Sancho has acknowledged using at least two different names since he arrived in Canada.

He also told an earlier deportation hearing that he initially roomed with Victor Tejedor Bilbao, who is also accused of ties with ETA.


"I was scarred they were going to send me back to Spain and arrest me there and torture me,'' he said Monday, explaining his decision to resort to an alias.


After several years of relative calm, ETA declared a formal end to its cease-fire in June 2007, around the time Sancho was arrested.


Since then, ETA has carried out more than a dozen bombings and assassinated two undercover Spanish police officers.


The group claimed responsibility for a blast last Friday outside of a police station in Spain's northern Rioja region which left one person slightly injured.


Sancho deportation hearing resumes on Wednesday.

What sort of torture is he talking about again? His group apparently set off bombs at police stations, killed a few police officers in Spain..... I'm pretty sure a couple of cops might have gave him a little beating out of emotional reaction and all that crap, but I wouldn't call a punch or two torture.

Then again, we're never told exactly what happen, except what a suspected terrorist tells us against a mountain of credible evidence which clearly didn't require torture to get (Fingerprints, recorded documents of his involvement in the group)
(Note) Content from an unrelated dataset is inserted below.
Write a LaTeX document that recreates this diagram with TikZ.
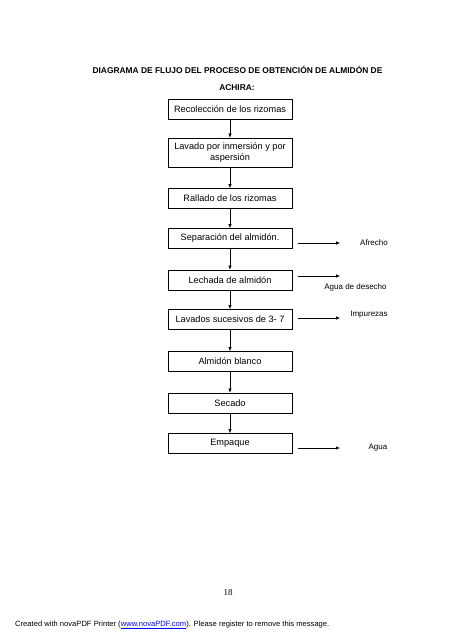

I mean seriously, the report starts with claims of a suspect being roughed up. That alone hasn't even been proven to be true, so how can one jump on the premis that the information gained during this incident isn't valid, considdering there is no actual investigation towards this so-called torture, let alone details of the torture itself.

Sounds like a ploy to use a sympathy card in order to avoid being sent back to Spain. Kinda like Brian's buddy who's been doing very well with avoiding going to Germany.